Historian and master storyteller, Randell Jones tells the story of the battle and of the rugged, experienced patriots and events that prepared them for victory at the Battle of King's Mountain. He also relates how the fiercely independent patriotic backwoodsmen joined forces under the leadership of Colonels William Campbell, Isaac Shelby, Charles McDowell, and John Sevier and crossed the snow-covered Appalachian Mountains on their way to join other patriots at Quaker Meadows and Cowpens. When the patriots arrived at King's Mountain, they met Major Patrick Ferguson with his loyalist militia. During the ensuing battle, the loyalist forces were soundly defeated. With the death of Ferguson, their commander, the loyalists' surrender at the Battle of King's Mountain was secured. The patriot victory was so complete and decisive that it was a turning point for American freedom. This riveting account of the courageous patriots, their experiences leading to the battle, and the actual Battle at King's Mountain is a must read for all interested in the American Revolutionary War.

McCullough, David. Truman.
Pulitzer Prize winner David McCullough writes a splendid biography of Harry S. Truman, 33rd president of the United States. Spanning his remarkable life, the book chronicles his childhood, his financial struggles as a young man and later, his rise in the military during World War I, his entry into local politics and then politics on the national level as a senator, the growing preparation for World War II, his selection as a vice presidential candidate and subsequent election, his assent to the United States presidency upon the death of President Franklin D. Roosevelt, his courageous decisions that affected the world while he was president, his dignified and gentlemanly leaving at the end of his final term as president, and his smooth transition back to his hometown of Independence, Missouri. Masterfully written and comprehensive in scope, this excellent biography of President Harry S. Truman is one you will long remember.

O'Connor, Sandra Day, and H. Alan Day. Lazy B: Growing Up on a Cattle Ranch in the American Southwest.
Well written, Lazy B is the story of Sandra Day O'Connor's family and her childhood and youth living on an isolated ranch on the border of Arizona and New Mexico. It shows how their lives were shaped by the natural elements of sunshine, wind, and rain (or lack thereof) and how they learned to improvise, be self-sufficient, and always be prepared, among other things. The life lessons learned on the ranch molded her to become the adult she is today and prepared her to become the first female justice of the United States Supreme Court. This interesting memoir provides a glimpse into the life of a remarkable woman and is one all Daughters will enjoy.

O'Connor, Sandra Day. The Majesty of the Law: Reflections of a Supreme Court Justice.
In this powerful and thought-provoking book, Justice Sandra Day O'Connor reflects on "history, the law, and her life." She reveals what it is like to be a Supreme Court justice and how the Court and American traditions have changed. This candid book, written by one of the most inspirational and influential American women, is a must read for all Daughters.

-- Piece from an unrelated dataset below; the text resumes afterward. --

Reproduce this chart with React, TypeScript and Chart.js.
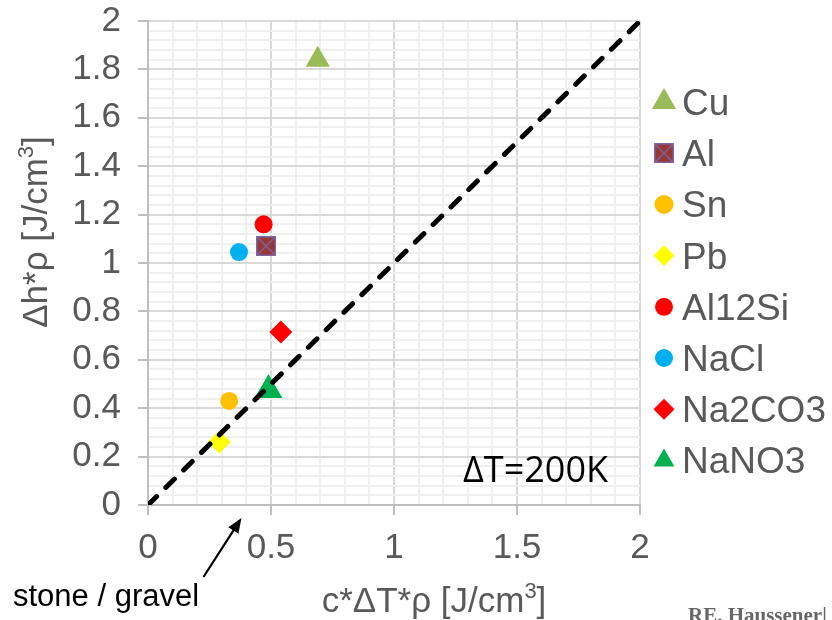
import React, { useEffect, useRef } from "react";
import { Chart, registerables } from "chart.js";
import { drawPoint } from "chart.js/helpers";

Chart.register(...registerables);

// ---- data ----
const materials = ["Cu", "Al", "Sn", "Pb", "Al12Si", "NaCl", "Na2CO3", "NaNO3"];
const sensibleHeat = [0.69, 0.48, 0.33, 0.29, 0.47, 0.37, 0.54, 0.49]; // c*ΔT*ρ [J/cm3]
const latentHeat = [1.84, 1.07, 0.43, 0.26, 1.16, 1.045, 0.715, 0.475]; // Δh*ρ [J/cm3]
const parityX = [0, 2];
const parityY = [0, 2];
const xTickLabels = ["0", "0.5", "1", "1.5", "2"];
const yTickLabels = ["0", "0.2", "0.4", "0.6", "0.8", "1", "1.2", "1.4", "1.6", "1.8", "2"];
const noteText = "ΔT=200K";
const arrowText = "stone / gravel";
const creditText = "RE. Haussener|";

// ---- styles ----
const markerColors = ["#9BBB59", "#953735", "#FFC000", "#FFFF00", "#FF0000", "#00B0F0", "#FF0000", "#00B050"];
const markerShapes = ["triangle", "AL", "circle", "rectRot", "circle", "circle", "rectRot", "triangle"];
const markerRadius = [14, 10, 9, 11.5, 9, 9, 11.5, 16];
const legendRadius = [14, 10, 9.5, 10.5, 9, 9, 10.5, 12];
const FONT = "'Liberation Sans', Arial, sans-serif";
const TEXT_GRAY = "#595959";

const isMajor = (v: number, step: number) => Math.abs(v / step - Math.round(v / step)) < 1e-6;

function makeAlMarker(): HTMLCanvasElement {
  const c = document.createElement("canvas");
  c.width = 20;
  c.height = 20;
  const m = c.getContext("2d")!;
  m.fillStyle = "#953735";
  m.fillRect(0, 0, 20, 20);
  m.strokeStyle = "#8064A2";
  m.lineWidth = 1.5;
  m.strokeRect(0.75, 0.75, 18.5, 18.5);
  m.beginPath();
  m.moveTo(1, 1);
  m.lineTo(19, 19);
  m.moveTo(19, 1);
  m.lineTo(1, 19);
  m.stroke();
  return c;
}

function drawSupText(ctx: CanvasRenderingContext2D, main: string, sup: string, tail: string, cx: number, baseline: number, size: number) {
  const f = `${size}px ${FONT}`;
  const fs = `${Math.round(size * 0.62)}px ${FONT}`;
  ctx.font = f;
  const w1 = ctx.measureText(main).width;
  const w3 = ctx.measureText(tail).width;
  ctx.font = fs;
  const w2 = ctx.measureText(sup).width;
  let x = cx - (w1 + w2 + w3) / 2;
  ctx.textAlign = "left";
  ctx.textBaseline = "alphabetic";
  ctx.font = f;
  ctx.fillText(main, x, baseline);
  x += w1;
  ctx.font = fs;
  ctx.fillText(sup, x, baseline - size * 0.4);
  x += w2;
  ctx.font = f;
  ctx.fillText(tail, x, baseline);
}

export default function App() {
  const ref = useRef<HTMLCanvasElement>(null);

  useEffect(() => {
    const canvas = ref.current!;
    const alMarker = makeAlMarker();
    const shapeOf = (i: number): any => (markerShapes[i] === "AL" ? alMarker : markerShapes[i]);

    const datasets: any[] = materials.map((name, i) => ({
      label: name,
      data: [{ x: sensibleHeat[i], y: latentHeat[i] }],
      pointStyle: shapeOf(i),
      pointRadius: markerRadius[i],
      pointHoverRadius: markerRadius[i],
      pointBackgroundColor: markerColors[i],
      pointBorderColor: markerColors[i],
      pointBorderWidth: 0,
      showLine: false,
      order: 1,
    }));
    datasets.push({
      label: "parity",
      data: parityX.map((x, i) => ({ x, y: parityY[i] })),
      showLine: true,
      borderColor: "#000000",
      borderWidth: 5,
      borderDash: [12, 13],
      borderCapStyle: "round",
      pointRadius: 0,
      pointHoverRadius: 0,
      fill: false,
      order: 0,
    });

    const overlay = {
      id: "overlay",
      afterDraw(chart: any) {
        const ctx: CanvasRenderingContext2D = chart.ctx;
        const { right, top, bottom } = chart.chartArea;
        const xs = chart.scales.x;
        ctx.save();

        // legend
        const lx = right + 24;
        materials.forEach((name, i) => {
          const ly = top + 81 + i * 51.2;
          ctx.fillStyle = markerColors[i];
          ctx.strokeStyle = markerColors[i];
          drawPoint(ctx, { pointStyle: shapeOf(i), radius: legendRadius[i], rotation: 0, borderWidth: 0 } as any, lx, ly);
          ctx.fillStyle = TEXT_GRAY;
          ctx.font = `37px ${FONT}`;
          ctx.textAlign = "left";
          ctx.textBaseline = "alphabetic";
          ctx.fillText(name, lx + 18, ly + 13);
        });

        // axis titles
        ctx.fillStyle = TEXT_GRAY;
        drawSupText(ctx, "c*ΔT*ρ [J/cm", "3", "]", 434, 612, 35);
        ctx.save();
        ctx.translate(47, 232);
        ctx.rotate(-Math.PI / 2);
        drawSupText(ctx, "Δh*ρ [J/cm", "3", "]", 0, 0, 35);
        ctx.restore();

        // ΔT note
        ctx.fillStyle = "#000000";
        ctx.font = `36px 'Open Sans', sans-serif`;
        ctx.textAlign = "left";
        ctx.textBaseline = "alphabetic";
        ctx.fillText(noteText, 463, 482);

        // arrow annotation
        const tipX = xs.getPixelForValue(0.38);
        const tipY = bottom + 13;
        const startX = tipX - 38;
        const startY = tipY + 59;
        const ang = Math.atan2(tipY - startY, tipX - startX);
        ctx.strokeStyle = "#000000";
        ctx.lineWidth = 2.2;
        ctx.beginPath();
        ctx.moveTo(startX, startY);
        ctx.lineTo(tipX - Math.cos(ang) * 10, tipY - Math.sin(ang) * 10);
        ctx.stroke();
        ctx.beginPath();
        ctx.moveTo(tipX, tipY);
        ctx.lineTo(tipX - Math.cos(ang) * 15 + Math.sin(ang) * 6, tipY - Math.sin(ang) * 15 - Math.cos(ang) * 6);
        ctx.lineTo(tipX - Math.cos(ang) * 15 - Math.sin(ang) * 6, tipY - Math.sin(ang) * 15 + Math.cos(ang) * 6);
        ctx.closePath();
        ctx.fillStyle = "#000000";
        ctx.fill();

        ctx.font = `31px ${FONT}`;
        ctx.fillText(arrowText, 13, 606);

        // credit
        ctx.fillStyle = "#666666";
        ctx.font = `bold 21px 'Liberation Serif', 'Times New Roman', serif`;
        ctx.fillText(creditText, 688, 622);

        ctx.restore();
      },
    };

    const tickFont = { family: FONT, size: 35, lineHeight: 1.2 };

    const chart = new Chart(canvas, {
      type: "scatter",
      data: { datasets },
      options: {
        responsive: false,
        animation: false,
        events: [],
        layout: { padding: { top: 0, right: 192, left: 0, bottom: 0 } },
        plugins: { legend: { display: false }, tooltip: { enabled: false } },
        scales: {
          x: {
            type: "linear",
            min: 0,
            max: 2,
            afterFit: (s: any) => {
              s.height = 115;
              s.paddingLeft = 0;
              s.paddingRight = 0;
            },
            ticks: {
              stepSize: 0.1,
              autoSkip: false,
              maxTicksLimit: 100,
              maxRotation: 0,
              padding: 12,
              color: TEXT_GRAY,
              font: tickFont,
              callback: (v: any) => (isMajor(v, 0.5) ? xTickLabels[Math.round(v / 0.5)] : ""),
            },
            grid: {
              color: (c: any) => (isMajor(c.tick.value, 0.5) ? "#d9d9d9" : "#f0f0f0"),
              lineWidth: 2,
              drawTicks: true,
              tickLength: 10,
              tickColor: (c: any) => (isMajor(c.tick.value, 0.5) ? "#bfbfbf" : "rgba(0,0,0,0)"),
            },
            border: { color: "#bfbfbf", width: 2 },
          },
          y: {
            type: "linear",
            min: 0,
            max: 2,
            afterFit: (s: any) => {
              s.width = 148;
              s.paddingTop = 21;
              s.paddingBottom = 0;
            },
            ticks: {
              stepSize: 0.04,
              autoSkip: false,
              maxTicksLimit: 100,
              padding: 17,
              color: TEXT_GRAY,
              font: tickFont,
              callback: (v: any) => (isMajor(v, 0.2) ? yTickLabels[Math.round(v / 0.2)] : ""),
            },
            grid: {
              color: (c: any) => (isMajor(c.tick.value, 0.2) ? "#d9d9d9" : "#f0f0f0"),
              lineWidth: 2,
              drawTicks: true,
              tickLength: 10,
              tickColor: (c: any) => (isMajor(c.tick.value, 0.2) ? "#bfbfbf" : "rgba(0,0,0,0)"),
            },
            border: { color: "#bfbfbf", width: 2 },
          },
        },
      } as any,
      plugins: [overlay],
    });

    return () => chart.destroy();
  }, []);

  return (
    <canvas
      ref={ref}
      width={832}
      height={620}
      style={{ position: "absolute", left: 0, top: 0, display: "block", width: 832, height: 620 }}
    />
  );
}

Smith, Al. Wordsmith: My Life in Journalism.
Recipient of the KSDAR Media Award in 2009, Kentucky journalist Al Smith, whose grandmother was Tennessee State Regent, 1936-1938, relates his life story in an interesting and entertaining memoir. A natural storyteller, he reveals his struggles with alcohol as a young man and how he recovered while owning a newspaper in Russellville. From that point, he used the local press to chronicle leading social and political issues of the day to bring about change. As a result, he became the long-time host of KET's "Comment on Kentucky," a weekly government affairs program. During the 30 years that he hosted the television show, he championed rural America, which led him to establish the Institute for Rural Journalism and Community Issues at the University of Kentucky. This interesting memoir of a country newspaper editor turned TV host is well worth reading.